Tulisan yang baik sangat dipengaruhi oleh
kekayaan ide yang dimiliki penulis. Ide harus mendapatkan perhatian yang serius
untuk pengayaan dan pengembangannya. Pada umumnya penulis yang baik adalah
penulis yang selalu peka dan gelisah, artinya ia akan merasa sedih dan dadanya
bergemuruh ketika melihat masalah-masalah yang menyimpang dari hati nuraninya[12].
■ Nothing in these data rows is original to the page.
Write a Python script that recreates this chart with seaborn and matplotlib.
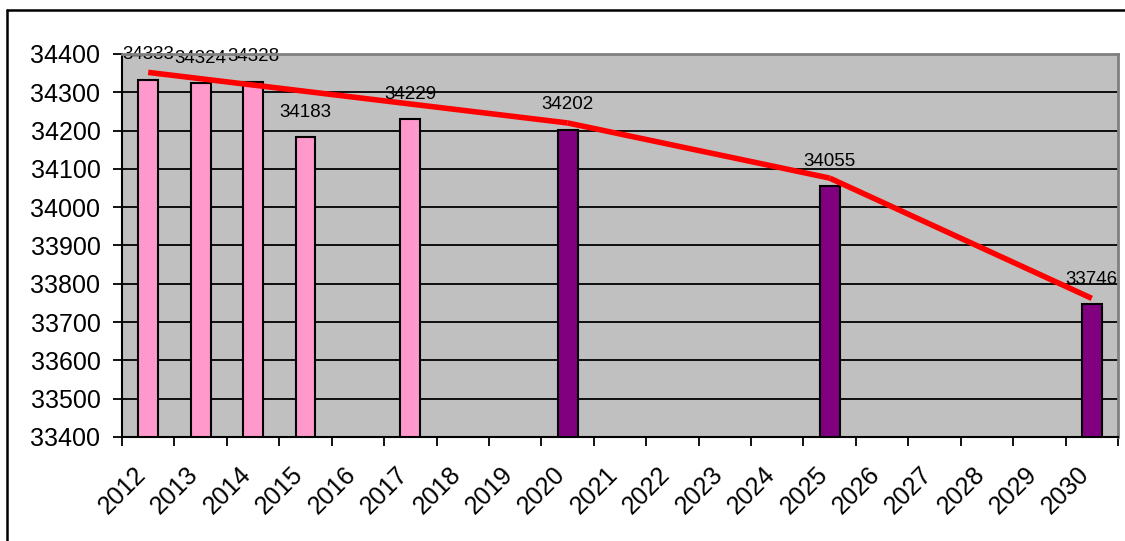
import matplotlib
matplotlib.use("Agg")
import matplotlib.pyplot as plt
import matplotlib.transforms as mtransforms
from matplotlib.lines import Line2D
import seaborn as sns
import pandas as pd

# ---- data ----
all_years = [str(y) for y in range(2012, 2031)]
bar_years = ["2012", "2013", "2014", "2015", "2017", "2020", "2025", "2030"]
bar_values = [34333, 34324, 34328, 34183, 34229, 34202, 34055, 33746]
bar_period = ["actual"] * 5 + ["forecast"] * 3
trend_years = ["2012", "2020", "2025", "2030"]
trend_values = [34352, 34220, 34076, 33762]
y_ticks = list(range(33400, 34401, 100))

sns.set_theme(style="white")
plt.rcParams["font.family"] = ["Liberation Sans", "DejaVu Sans"]

fig = plt.figure(figsize=(11.25, 5.41), dpi=100)
ax = fig.add_axes([122 / 1125, 1 - 437 / 541, (1118 - 122) / 1125, (437 - 54) / 541])
ax.set_facecolor("#C0C0C0")

df = pd.DataFrame({"year": bar_years, "value": bar_values, "period": bar_period})
sns.barplot(data=df, x="year", y="value", hue="period", order=all_years,
            palette={"actual": "#FF99CC", "forecast": "#800080"}, saturation=1,
            dodge=False, width=0.38, edgecolor="black", linewidth=1.5,
            legend=False, ax=ax, zorder=3)

ax.set_xlim(-0.5, len(all_years) - 0.5)
ax.set_ylim(33400, 34400)

# gridlines
for v in y_ticks[1:-1]:
    ax.axhline(v, color="black", lw=1.3, zorder=1)

# trend line (three segments)
pos = [all_years.index(y) for y in trend_years]
for i in range(len(pos) - 1):
    ax.plot(pos[i:i + 2], trend_values[i:i + 2], color="#FF0000", lw=4,
            solid_capstyle="butt", zorder=5)

# data labels
for y, v in zip(bar_years, bar_values):
    ax.annotate(f"{v}", (all_years.index(y), v), xytext=(0, 18),
                textcoords="offset points", ha="center", va="center",
                fontsize=13.5, color="black", zorder=6)

# axes styling
ax.set_xlabel("")
ax.set_ylabel("")
ax.set_yticks(y_ticks)
ax.set_yticklabels([str(v) for v in y_ticks], fontsize=18, color="black")
ax.tick_params(axis="y", length=6.5, width=1.3, color="black", pad=9,
               direction="out", left=True)
ax.set_xticks(range(len(all_years)))
ax.set_xticklabels(all_years, fontsize=18, color="black", rotation=45,
                   ha="right", va="center", rotation_mode="anchor")
ax.tick_params(axis="x", which="major", length=0, pad=24, bottom=True)
ax.set_xticks([i - 0.5 for i in range(len(all_years) + 1)], minor=True)
ax.tick_params(axis="x", which="minor", length=6.5, width=1.3, color="black",
               direction="out", bottom=True)
offset = mtransforms.ScaledTranslation(-6 / 100, 0, fig.dpi_scale_trans)
for lab in ax.get_xticklabels():
    lab.set_transform(lab.get_transform() + offset)

for side in ["left", "bottom"]:
    ax.spines[side].set_color("black")
    ax.spines[side].set_linewidth(1.5)
for side in ["top", "right"]:
    ax.spines[side].set_color("#808080")
    ax.spines[side].set_linewidth(2)
for s in ax.spines.values():
    s.set_zorder(7)

# outer chart border (left and top visible)
fig.add_artist(Line2D([7 / 1125, 7 / 1125], [0, 1 - 10 / 541], color="black",
                      lw=1.8, transform=fig.transFigure))
fig.add_artist(Line2D([7 / 1125, 1], [1 - 10 / 541, 1 - 10 / 541], color="black",
                      lw=1.8, transform=fig.transFigure))

fig.savefig("out.png", dpi=100)
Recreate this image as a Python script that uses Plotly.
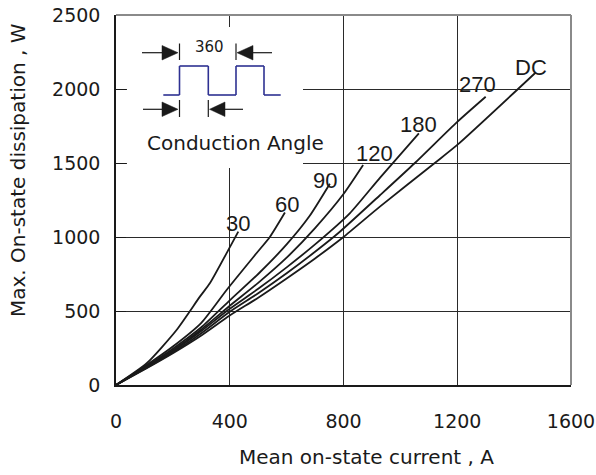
import plotly.graph_objects as go

# ---- data ----
x30 = [0, 108, 213, 295, 330, 400, 430]
y30 = [0, 147, 372, 597, 687, 930, 1036]

x60 = [0, 100, 200, 300, 389, 494, 541, 594]
y60 = [0, 125, 260, 420, 642, 890, 1000, 1165]

x90 = [0, 100, 200, 300, 400, 500, 600, 680, 752]
y90 = [0, 118, 245, 390, 572, 750, 950, 1140, 1360]

x120 = [0, 100, 200, 300, 400, 500, 600, 700, 800, 869]
y120 = [0, 115, 235, 375, 535, 690, 860, 1060, 1290, 1486]

x180 = [0, 100, 200, 300, 400, 500, 600, 700, 822, 928, 1065]
y180 = [0, 112, 228, 365, 515, 650, 795, 950, 1160, 1400, 1700]

x270 = [0, 100, 200, 300, 400, 500, 600, 700, 781, 928, 1051, 1200, 1300]
y270 = [0, 108, 220, 350, 495, 620, 755, 900, 1025, 1282, 1500, 1778, 1948]

xdc = [0, 100, 200, 300, 400, 500, 600, 700, 800, 928, 1121, 1200, 1475]
ydc = [0, 105, 215, 335, 470, 590, 720, 855, 1000, 1205, 1500, 1622, 2110]

series = [("30", x30, y30), ("60", x60, y60), ("90", x90, y90),
          ("120", x120, y120), ("180", x180, y180), ("270", x270, y270),
          ("DC", xdc, ydc)]

label_names = ["30", "60", "90", "120", "180", "270", "DC"]
label_x = [428, 600, 736, 908, 1062, 1270, 1460]
label_y = [1088, 1222, 1385, 1561, 1757, 2030, 2145]

x_ticks = [0, 400, 800, 1200, 1600]
y_ticks = [0, 500, 1000, 1500, 2000, 2500]

# ---- figure ----
W, H = 596, 475
L, R, T, B = 116, 25, 15, 90
PW, PH = W - L - R, H - T - B

def fx(px):
    return (px - L) / PW

def fy(py):
    return (H - B - py) / PH

fig = go.Figure()
for name, xs, ys in series:
    fig.add_trace(go.Scatter(x=xs, y=ys, mode="lines", name=name,
                             line=dict(color="#1a1a1a", width=1.8, shape="spline", smoothing=0.6),
                             showlegend=False, hoverinfo="skip"))

font_main = "DejaVu Sans, Liberation Sans, Arial, sans-serif"
ann = []
for t, lx, ly in zip(label_names, label_x, label_y):
    ann.append(dict(x=lx, y=ly, xref="x", yref="y", text=t, showarrow=False,
                    font=dict(family="Liberation Sans Narrow, Liberation Sans, Arial", size=22, color="#1a1a1a"),
                    xanchor="center", yanchor="middle"))

# axis titles
ann.append(dict(x=fx(366), y=fy(457), xref="paper", yref="paper", text="Mean on-state current , A",
                showarrow=False, font=dict(family=font_main, size=20, color="#1a1a1a"),
                xanchor="center", yanchor="middle"))
ann.append(dict(x=fx(18), y=fy(170), xref="paper", yref="paper", text="Max. On-state dissipation , W",
                showarrow=False, textangle=-90, font=dict(family=font_main, size=20, color="#1a1a1a"),
                xanchor="center", yanchor="middle"))

# inset texts
ann.append(dict(x=fx(209), y=fy(46.5), xref="paper", yref="paper", text="360", showarrow=False,
                font=dict(family=font_main, size=15, color="#1a1a1a"), xanchor="center", yanchor="middle"))
ann.append(dict(x=fx(235), y=fy(143), xref="paper", yref="paper", text="Conduction Angle", showarrow=False,
                font=dict(family=font_main, size=20, color="#1a1a1a"), xanchor="center", yanchor="middle"))

shapes = []
# white inset box
shapes.append(dict(type="rect", xref="paper", yref="paper", x0=fx(127), x1=fx(303), y0=fy(168), y1=fy(27),
                   fillcolor="white", line=dict(width=0), layer="above"))

def seg(x0, y0, x1, y1, color="#1a1a1a", w=1.2):
    shapes.append(dict(type="line", xref="paper", yref="paper", x0=fx(x0), y0=fy(y0), x1=fx(x1), y1=fy(y1),
                       line=dict(color=color, width=w), layer="above"))

def tri(pts, color="#1a1a1a"):
    path = "M " + " L ".join(f"{fx(a)},{fy(b)}" for a, b in pts) + " Z"
    shapes.append(dict(type="path", xref="paper", yref="paper", path=path, fillcolor=color,
                       line=dict(color=color, width=0.5), layer="above"))

# top arrows (360)
seg(142, 52.7, 166, 52.7)
tri([(162, 45.5), (178, 52.7), (162, 60)])
seg(179.5, 43.5, 179.5, 60)
seg(236, 43.5, 236, 60)
tri([(253, 45.5), (237, 52.7), (253, 60)])
seg(250, 52.7, 272, 52.7)
# waveform
wx = [163.3, 179.5, 179.5, 208.3, 208.3, 236, 236, 264, 264, 280.7]
wy = [95, 95, 66, 66, 95, 95, 66, 66, 95, 95]
for i in range(len(wx) - 1):
    seg(wx[i], wy[i], wx[i + 1], wy[i + 1], color="#2e3192", w=1.6)
# bottom arrows (conduction angle)
seg(143, 109.3, 166, 109.3)
tri([(162, 102), (178, 109.3), (162, 116.5)])
seg(179.5, 100, 179.5, 117)
seg(208.3, 100, 208.3, 117)
tri([(225, 102), (209.5, 109.3), (225, 116.5)])
seg(222, 109.3, 243, 109.3)

# top and right frame (gray)
shapes.append(dict(type="line", xref="paper", yref="paper", x0=0, x1=1, y0=1, y1=1,
                   line=dict(color="#8a8a8a", width=2), layer="above"))
shapes.append(dict(type="line", xref="paper", yref="paper", x0=1, x1=1, y0=0, y1=1,
                   line=dict(color="#8a8a8a", width=2), layer="above"))

fig.update_layout(
    width=W, height=H, margin=dict(l=L, r=R, t=T, b=B, autoexpand=False),
    paper_bgcolor="white", plot_bgcolor="white",
    annotations=ann, shapes=shapes,
    xaxis=dict(range=[0, 1600], tickvals=x_ticks, ticktext=[str(v) for v in x_ticks],
               showgrid=True, gridcolor="#2a2a2a", gridwidth=1, zeroline=False,
               showline=True, linecolor="#1a1a1a", linewidth=1.5, automargin=False,
               ticks="", ticklabelstandoff=18,
               tickfont=dict(family=font_main, size=19, color="#1a1a1a")),
    yaxis=dict(range=[0, 2500], tickvals=y_ticks, ticktext=[str(v) for v in y_ticks],
               showgrid=True, gridcolor="#2a2a2a", gridwidth=1, zeroline=False,
               showline=True, linecolor="#1a1a1a", linewidth=1.5, automargin=False,
               ticks="inside", ticklen=10, tickcolor="#1a1a1a", ticklabelstandoff=10,
               tickfont=dict(family=font_main, size=19, color="#1a1a1a")),
)

fig.write_html("out.html")
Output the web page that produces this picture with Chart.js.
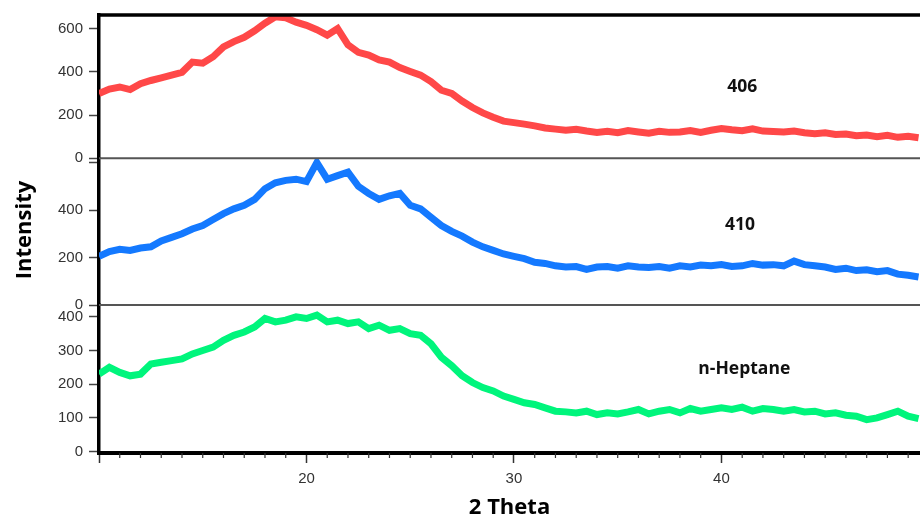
<!DOCTYPE html>
<html>
<head>
<meta charset="utf-8">
<script src="https://cdn.jsdelivr.net/npm/chart.js@4/dist/chart.umd.min.js"></script>
<style>
  html, body { margin: 0; padding: 0; background: #ffffff; overflow: hidden; }
  #wrap { width: 920px; height: 515px; }
</style>
</head>
<body>
<div id="wrap"><canvas id="c" width="920" height="515"></canvas></div>
<script>
// ---- data ----
const theta = [
  10.0,10.5,11.0,11.5,12.0,12.5,13.0,13.5,14.0,14.5,15.0,15.5,16.0,16.5,17.0,17.5,18.0,18.5,19.0,19.5,
  20.0,20.5,21.0,21.5,22.0,22.5,23.0,23.5,24.0,24.5,25.0,25.5,26.0,26.5,27.0,27.5,28.0,28.5,29.0,29.5,
  30.0,30.5,31.0,31.5,32.0,32.5,33.0,33.5,34.0,34.5,35.0,35.5,36.0,36.5,37.0,37.5,38.0,38.5,39.0,39.5,
  40.0,40.5,41.0,41.5,42.0,42.5,43.0,43.5,44.0,44.5,45.0,45.5,46.0,46.5,47.0,47.5,48.0,48.5,49.0,49.5
];
const series406 = [
  300,320,330,318,345,360,372,385,398,445,440,470,515,540,560,590,625,655,650,630,
  615,595,570,600,525,490,478,455,445,420,402,385,355,315,300,265,235,210,190,172,
  165,158,150,140,135,130,134,126,120,125,118,128,122,116,125,120,122,128,120,130,
  138,132,128,136,126,124,122,126,118,114,118,110,112,104,108,100,106,97,102,95
];
const series410 = [
  205,225,235,230,240,245,270,285,300,320,335,360,385,405,420,445,490,515,525,530,
  520,600,530,545,560,500,470,445,460,470,420,405,370,335,310,290,265,245,230,215,
  205,195,180,175,165,160,162,150,160,162,155,165,160,158,162,155,165,160,168,165,
  170,162,165,175,168,170,165,185,170,165,160,150,155,145,148,140,145,130,125,118
];
const seriesHeptane = [
  230,250,235,225,230,260,265,270,275,290,300,310,330,345,355,370,395,385,390,400,
  395,405,385,390,380,385,365,375,360,365,350,345,320,280,255,225,205,190,180,165,
  155,145,140,130,120,118,115,120,110,115,112,118,125,112,120,125,115,128,120,125,
  130,125,132,120,128,125,120,125,118,120,112,115,108,105,95,100,110,120,105,98
];
const seriesNames = ['406', '410', 'n-Heptane'];
const topTicks = [0, 200, 400, 600];
const midTicks = [0, 200, 400, 600];
const botTicks = [0, 100, 200, 300, 400];
const xTicks = [10, 20, 30, 40];
const xLabelled = [20, 30, 40];

// ---- styling / layout (not data) ----
const colors = ['#ff4848', '#1479ff', '#00f57c'];
const labelPos = [
  { axis: 'yTop', x: 41.0, y: 330 },
  { axis: 'yMid', x: 40.9, y: 337 },
  { axis: 'yBot', x: 41.1, y: 245 }
];

function pts(ys) { return theta.map((t, i) => ({ x: t, y: ys[i] })); }

const tickFont = { family: 'Liberation Sans, Arial, sans-serif', size: 15 };
const tickColor = '#333333';

function yAxis(min, max, tickList, weight, stackWeight, hidden) {
  return {
    type: 'linear', position: 'left', stack: 'panels', stackWeight: stackWeight, weight: weight,
    min: min, max: max,
    afterBuildTicks: s => { s.ticks = tickList.map(v => ({ value: v })); },
    ticks: {
      autoSkip: false, padding: 6,
      color: tickColor, font: tickFont,
      callback: v => (hidden.indexOf(v) >= 0 ? '' : String(v))
    },
    grid: { drawOnChartArea: false, drawTicks: true, tickLength: 10, tickColor: '#444', tickWidth: 1.5 },
    border: { color: '#000', width: 3.5 },
    afterFit: s => { s.width = 99; }
  };
}

const deco = {
  id: 'deco',
  afterDraw(chart) {
    const { ctx, chartArea, scales } = chart;
    ctx.save();
    // separators between panels
    ctx.strokeStyle = '#555';
    ctx.lineWidth = 2;
    [scales.yMid.top, scales.yBot.top].forEach(y => {
      ctx.beginPath(); ctx.moveTo(chartArea.left, y); ctx.lineTo(chartArea.right, y); ctx.stroke();
    });
    // top frame line
    ctx.strokeStyle = '#000';
    ctx.lineWidth = 3.5;
    ctx.beginPath(); ctx.moveTo(chartArea.left - 1.75, chartArea.top); ctx.lineTo(chartArea.right, chartArea.top); ctx.stroke();
    // minor x ticks every 1 degree
    const xs = scales.x;
    ctx.strokeStyle = '#333';
    ctx.lineWidth = 1.2;
    for (let v = Math.ceil(xs.min); v <= xs.max; v++) {
      if (v % 10 === 0) continue;
      const px = xs.getPixelForValue(v);
      ctx.beginPath(); ctx.moveTo(px, xs.top); ctx.lineTo(px, xs.top + 5); ctx.stroke();
    }
    // panel labels
    ctx.fillStyle = '#111';
    ctx.font = 'bold 17.5px "Open Sans", "Liberation Sans", sans-serif';
    ctx.textAlign = 'center';
    ctx.textBaseline = 'middle';
    labelPos.forEach((p, i) => {
      ctx.fillText(seriesNames[i], xs.getPixelForValue(p.x), scales[p.axis].getPixelForValue(p.y));
    });
    // axis titles
    ctx.fillStyle = '#000';
    ctx.font = 'bold 22px "Open Sans", "Liberation Sans", sans-serif';
    ctx.textBaseline = 'alphabetic';
    ctx.fillText('2 Theta', (chartArea.left + chartArea.right) / 2, 514);
    ctx.save();
    ctx.translate(31, 230);
    ctx.rotate(-Math.PI / 2);
    ctx.fillText('Intensity', 0, 0);
    ctx.restore();
    ctx.restore();
  }
};

new Chart(document.getElementById('c'), {
  type: 'line',
  data: {
    datasets: [
      { label: seriesNames[0], data: pts(series406), yAxisID: 'yTop', borderColor: colors[0], borderWidth: 7, pointRadius: 0, tension: 0, borderJoinStyle: 'miter' },
      { label: seriesNames[1], data: pts(series410), yAxisID: 'yMid', borderColor: colors[1], borderWidth: 7, pointRadius: 0, tension: 0, borderJoinStyle: 'miter' },
      { label: seriesNames[2], data: pts(seriesHeptane), yAxisID: 'yBot', borderColor: colors[2], borderWidth: 7, pointRadius: 0, tension: 0, borderJoinStyle: 'miter' }
    ]
  },
  options: {
    responsive: false,
    animation: false,
    layout: { padding: { top: 15, right: 0, bottom: 0, left: 0 } },
    plugins: { legend: { display: false }, tooltip: { enabled: false } },
    scales: {
      x: {
        type: 'linear', position: 'bottom', min: 10, max: 49.57,
        afterBuildTicks: s => { s.ticks = xTicks.map(v => ({ value: v })); },
        ticks: {
          autoSkip: false, maxRotation: 0, padding: 7,
          color: tickColor, font: tickFont,
          callback: v => (xLabelled.indexOf(v) >= 0 ? String(v) : '')
        },
        grid: { drawOnChartArea: false, drawTicks: true, tickLength: 10, tickColor: '#333', tickWidth: 1.5 },
        border: { color: '#000', width: 4 },
        afterFit: s => { s.height = 62; }
      },
      yTop: yAxis(0, 663, topTicks, 3, 143.3, []),
      yMid: yAxis(0, 618, midTicks, 2, 146.7, [600]),
      yBot: yAxis(-4, 435, botTicks, 1, 148, [])
    }
  },
  plugins: [deco]
});
</script>
</body>
</html>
Dengan kepiawaian penulis menangkap ide dari setiap situasi dan kondisi, maka
hal ini merupakan modal yang amat berharga untuk melahirkan banyak karya
berkualitas.
Secara umum proses menulis diawali dengan
penggalian ide, kemudian dilanjutkan dengan pengujian ide, membuat kerangka
tulisan, mengumpulkan referensi, menulis karya dan penyuntingan tulisan. Bagi
penulis yag telah mahir, proses menulis akan lebih mudah diakukan dibanding
dengan para penulis pemula.
Amrullah Ahmad dalam Dasar-dasar
Ilmu Dakwah membagi tujuan dakwah pada dua garis besar, yaitu tujuan jangka
pendek (mikro) dan tujuan jangka panjang (makro). Dakwah haruslah diarahkan
pada pembentukan masyarakat baru. Masyarakat yang kapitalis sekularistik diubah
menjadi masyarakat Islam.[13]
Tujuan dakwah secara umum adalah mengubah perilaku sasaran dakwah agar
mau menerima ajaran Islam dan mengamalkannya dalam dataran kenyataan kehidupan
sehari-hari, baik yang bersangkutan dengan masalah pribadi, keluarga, maupun
sosial kemasyarakatannya, agar terdapat kehidupan yang penuh dengan keberkahan samawi
dan keberkahan ardhi (al-‘Araf: 96), mendapat kebaikan dunia dan
akhirat, serta terbebas dari adzab neraka (al-Baqarah: 202).[14]
[1] Asep Muhyidin
dan Agus Ahmad Safei, Metode Pengembangan Dakwah. (Bandung: Pustaka
Setia,2002), hlm. 25-27.
[2] Enjang AS dan Aliyudin, Dasar-dasar Ilmu
Dakwah Pendekatan Filosofis dan Praktis,
(Bandung: Widya Padjadjaran, 2009), hlm. 120.
[3] M Isa
Anshary, loc.cit., hlm. 40.
[4] Ibid., hlm. 60.
[5] Lihat
Asep Syamsul M. Romli, Lincah Menulis
Pandai Bicara, (Bandung: Nuansa Cendekia, 2009), hlm. 13-14
[6] Aep
Kusnawan, Berdakwah Lewat Tulisan, (Bandung: Mujahid Press, 2004), cet.
II, hlm. 11.
[7] Ibid., hlm.
15.
[8] Isa Anshary, op.cit., hlm. 38.
[9] Aep
Kusnawan, op.cit., hal, 116.
[10] Ibid., hlm.
121-122.
[11] Enjang AS
dan Aliyudin, op.cit., hlm. 80.
[12] Aep
Kusnawan. op.cit., hlm. 202.
[13] Enjang AS
dan Aliyudin, op.cit., hlm. 99.
[14] Didin Hafidhuddin, op.cit., hlm. 78.